* TASK GOAL *
Your task is to retype the lines from the opening of the material through the line that includes "477, 527, 850, 1190, 1600, 2000, 1900, 1050, 810, 640]". Do not copy the pictures.

* DATA LINES *

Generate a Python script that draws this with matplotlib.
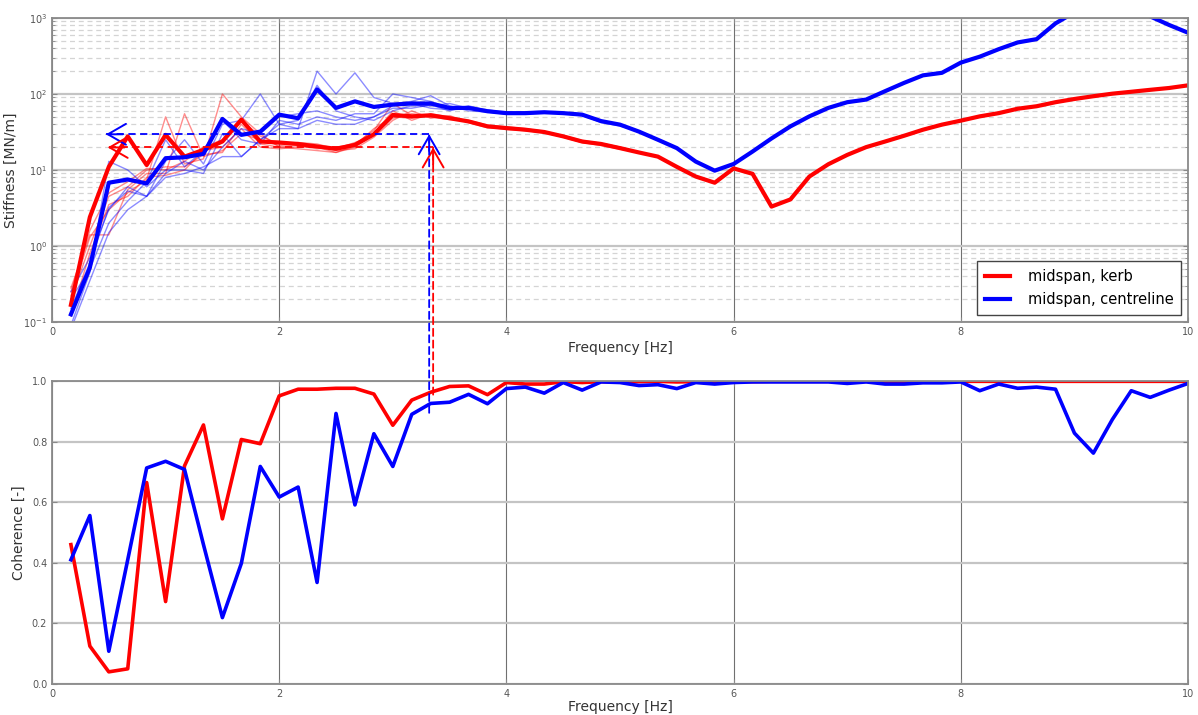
import numpy as np
import matplotlib
matplotlib.use("Agg")
import matplotlib.pyplot as plt
from matplotlib.patches import ConnectionPatch

# frequency bins (resolution 1/6 Hz, 60 bins up to 10 Hz)
df = 1.0 / 6.0
freq = df * np.arange(1, 61)

# mean stiffness [MN/m]
kerb_stiff = [0.168, 2.4, 11, 27.7, 11.6, 29, 15, 18.4, 23.7, 46,
              23.7, 23, 22, 20.4, 19, 21.4, 29.5, 53, 50.8, 52.5,
              48, 43.6, 37.5, 35.6, 33.9, 31.6, 27.7, 23.7, 22, 19.4,
              17, 15, 11, 8.2, 6.8, 10.5, 8.9, 3.3, 4.1, 8.2,
              11.9, 15.8, 20, 23.7, 28.2, 33.9, 39.5, 44.6, 50.8, 56,
              64, 69, 78, 86, 93.5, 101, 107, 113.5, 120, 130]
centre_stiff = [0.126, 0.52, 6.8, 7.5, 6.65, 14.3, 14.7, 16.3, 47, 29,
                32, 53.5, 48, 115, 65.6, 80, 67.6, 72.5, 75, 75,
                65.6, 65.6, 59.3, 56, 56, 57.5, 56, 53.5, 44, 39.5,
                32, 25, 19.4, 12.9, 9.8, 12, 17.5, 26, 37.5, 50.8,
                65.6, 78, 84.5, 109, 140, 176, 190, 259, 310, 389,
                477, 527, 850, 1190, 1600, 2000, 1900, 1050, 810, 640]

# individual runs, first 30 bins (above 5 Hz they coincide with the mean)
kerb_runs = [
    [0.22, 1.3, 3.0, 5.0, 7.5, 50, 12, 14, 100, 50, 30, 20, 19, 18, 17,
     20, 30, 60, 45, 55, 50, 44, 38, 36, 34, 32, 28, 24, 22, 19.5],
    [0.28, 1.4, 1.4, 5.5, 9, 9, 55, 15, 18, 30, 25, 21, 22, 21, 18,
     19, 27, 45, 60, 48, 52, 42, 36, 35, 33, 31, 27, 23, 21.5, 19],
    [0.2, 1.0, 4.5, 6, 10, 11, 11, 16, 17, 40, 22, 20, 21, 19, 20,
     22, 33, 75, 52, 50, 46, 45, 39, 37, 35, 32, 28.5, 24.5, 22.5, 20],
    [0.12, 0.8, 3.5, 4.5, 8, 8.5, 10, 18, 20, 35, 20, 19, 20, 20, 17,
     21, 35, 50, 48, 54, 48, 43, 37, 34, 33, 31, 27, 23, 21, 18.8],
    [0.25, 1.6, 5, 7, 10.5, 10, 13, 20, 25, 45, 28, 22, 23, 22, 19,
     23, 29, 48, 55, 52, 47, 44, 38, 36, 34.5, 32.5, 28, 24, 22.5, 20],
]
centre_runs = [
    [0.09, 0.45, 13, 10, 6, 10, 10, 9, 30, 15, 25, 35, 35, 200, 100,
     190, 90, 75, 80, 95, 70, 60, 58, 57, 55, 57, 55, 52, 43, 40],
    [0.15, 0.6, 3.2, 5.3, 4.5, 13, 25, 12, 40, 45, 100, 40, 45, 130, 60,
     50, 45, 60, 70, 70, 75, 65, 60, 55, 57, 58, 56, 54, 44, 39],
    [0.2, 0.5, 2.0, 3.9, 7, 25, 11, 18, 45, 25, 22, 45, 40, 50, 45,
     55, 55, 100, 90, 80, 65, 68, 62, 57, 55, 56, 57, 53, 42, 38],
    [0.25, 0.7, 3.0, 6, 4.5, 9, 13, 10, 20, 35, 30, 50, 55, 60, 50,
     45, 50, 65, 65, 72, 60, 70, 60, 56, 58, 59, 56, 54, 45, 40],
    [0.08, 0.35, 1.5, 3.0, 4.5, 8, 9, 11, 15, 15, 25, 40, 35, 45, 40,
     40, 50, 70, 75, 65, 62, 64, 58, 54, 56, 57, 55, 52, 43, 39],
]

# coherence [-]
kerb_coh = [0.46, 0.125, 0.04, 0.05, 0.665, 0.272, 0.72, 0.855, 0.545, 0.807,
            0.793, 0.951, 0.973, 0.973, 0.976, 0.976, 0.957, 0.854, 0.937, 0.963,
            0.982, 0.984, 0.955, 0.995, 0.99, 0.99, 0.998, 0.995, 0.998, 0.997,
            0.998, 0.999, 0.997, 0.998, 0.999, 0.999, 0.998, 0.999, 0.999, 0.999,
            0.999, 0.998, 0.999, 0.999, 0.998, 0.999, 0.999, 0.999, 0.999, 0.999,
            0.999, 0.999, 0.999, 0.999, 0.999, 0.999, 0.999, 0.999, 0.999, 0.999]
centre_coh = [0.41, 0.556, 0.108, 0.41, 0.713, 0.735, 0.708, 0.46, 0.219, 0.398,
              0.718, 0.617, 0.65, 0.335, 0.893, 0.591, 0.826, 0.718, 0.89, 0.926,
              0.93, 0.956, 0.925, 0.975, 0.98, 0.96, 0.995, 0.97, 0.997, 0.995,
              0.985, 0.988, 0.975, 0.995, 0.99, 0.995, 0.997, 0.997, 0.997, 0.997,
              0.997, 0.992, 0.997, 0.99, 0.99, 0.994, 0.994, 0.997, 0.968, 0.99,
              0.976, 0.98, 0.973, 0.828, 0.762, 0.873, 0.968, 0.946, 0.97, 0.992]

kerb_label = "midspan, kerb"
centre_label = "midspan, centreline"

RED = "#ff0000"
BLUE = "#0000ff"

plt.rcParams["font.family"] = ["DejaVu Sans"]

fig = plt.figure(figsize=(11.98, 7.15), dpi=100)
ax1 = fig.add_axes([0.0434, 0.5497, 0.9483, 0.4251])
ax2 = fig.add_axes([0.0434, 0.0434, 0.9483, 0.4237])

# --- stiffness ---
for run in kerb_runs:
    y = np.concatenate([run, kerb_stiff[len(run):]])
    ax1.plot(freq, y, color=RED, lw=1.0, alpha=0.45)
for run in centre_runs:
    y = np.concatenate([run, centre_stiff[len(run):]])
    ax1.plot(freq, y, color=BLUE, lw=1.0, alpha=0.45)
ax1.plot(freq, kerb_stiff, color=RED, lw=3, label=kerb_label)
ax1.plot(freq, centre_stiff, color=BLUE, lw=3, label=centre_label)

ax1.set_yscale("log")
ax1.set_ylim(0.1, 1000)
ax1.set_xlim(0, 10)
ax1.set_ylabel("Stiffness [MN/m]", fontsize=10, color="#333333")
ax1.set_xlabel("Frequency [Hz]", fontsize=10, color="#333333", labelpad=3)
ax1.grid(True, which="minor", axis="y", color="#d4d4d4", lw=0.9, ls=(0, (4, 3)))
ax1.legend(loc="lower right", fontsize=10.5, fancybox=False, framealpha=1,
           edgecolor="#444444", handlelength=1.7, handletextpad=1.2,
           labelspacing=0.6, borderpad=0.55, borderaxespad=0.45)

# --- coherence ---
ax2.plot(freq, kerb_coh, color=RED, lw=2.6)
ax2.plot(freq, centre_coh, color=BLUE, lw=2.6)
ax2.set_xlim(0, 10)
ax2.set_ylim(0, 1.0)
ax2.set_yticks([0, 0.2, 0.4, 0.6, 0.8, 1.0])
ax2.set_ylabel("Coherence [-]", fontsize=10, color="#333333")
ax2.set_xlabel("Frequency [Hz]", fontsize=10, color="#333333", labelpad=1)

for ax in (ax1, ax2):
    ax.set_xticks([0, 2, 4, 6, 8, 10])
    ax.grid(True, which="major", axis="y", color="#c4c4c4", lw=1.6)
    ax.grid(True, which="major", axis="x", color="#707070", lw=0.8)
    ax.set_axisbelow(True)
    ax.tick_params(which="both", labelsize=7, labelcolor="#555555",
                   direction="in", color="#888888", top=True, right=True)
    ax.tick_params(which="minor", length=2)
    for sp in ax.spines.values():
        sp.set_color("#8a8a8a")
        sp.set_linewidth(1.3)

# --- read-off annotations ---
dash = (0, (4, 2.5))
head = "->,head_length=1.3,head_width=0.75"
marks = [(BLUE, 3.32, 29.5, 0.895, 0.475), (RED, 3.355, 19.8, 0.955, 0.49)]
for col, f0, k0, c0, fleft in marks:
    # horizontal read-off in the stiffness plot
    ax1.plot([f0, fleft], [k0, k0], color=col, lw=1.3, ls=dash)
    ax1.annotate("", xy=(fleft, k0), xytext=(12, 0), textcoords="offset points",
                 arrowprops=dict(arrowstyle=head, color=col, lw=1.4,
                                 shrinkA=0, shrinkB=0))
    # vertical link from the coherence plot up to the stiffness plot
    con = ConnectionPatch(xyA=(f0, c0), coordsA=ax2.transData,
                          xyB=(f0, k0), coordsB=ax1.transData,
                          color=col, lw=1.3, ls=dash)
    fig.add_artist(con)
    ax1.annotate("", xy=(f0, k0), xytext=(0, -12), textcoords="offset points",
                 arrowprops=dict(arrowstyle=head, color=col, lw=1.4,
                                 shrinkA=0, shrinkB=0))

fig.savefig("out.png", dpi=100)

* RESULT FOR THIS TASK *
Generate a Python script that draws this with matplotlib.
import numpy as np
import matplotlib
matplotlib.use("Agg")
import matplotlib.pyplot as plt
from matplotlib.patches import ConnectionPatch

# frequency bins (resolution 1/6 Hz, 60 bins up to 10 Hz)
df = 1.0 / 6.0
freq = df * np.arange(1, 61)

# mean stiffness [MN/m]
kerb_stiff = [0.168, 2.4, 11, 27.7, 11.6, 29, 15, 18.4, 23.7, 46,
              23.7, 23, 22, 20.4, 19, 21.4, 29.5, 53, 50.8, 52.5,
              48, 43.6, 37.5, 35.6, 33.9, 31.6, 27.7, 23.7, 22, 19.4,
              17, 15, 11, 8.2, 6.8, 10.5, 8.9, 3.3, 4.1, 8.2,
              11.9, 15.8, 20, 23.7, 28.2, 33.9, 39.5, 44.6, 50.8, 56,
              64, 69, 78, 86, 93.5, 101, 107, 113.5, 120, 130]
centre_stiff = [0.126, 0.52, 6.8, 7.5, 6.65, 14.3, 14.7, 16.3, 47, 29,
                32, 53.5, 48, 115, 65.6, 80, 67.6, 72.5, 75, 75,
                65.6, 65.6, 59.3, 56, 56, 57.5, 56, 53.5, 44, 39.5,
                32, 25, 19.4, 12.9, 9.8, 12, 17.5, 26, 37.5, 50.8,
                65.6, 78, 84.5, 109, 140, 176, 190, 259, 310, 389,
                477, 527, 850, 1190, 1600, 2000, 1900, 1050, 810, 640]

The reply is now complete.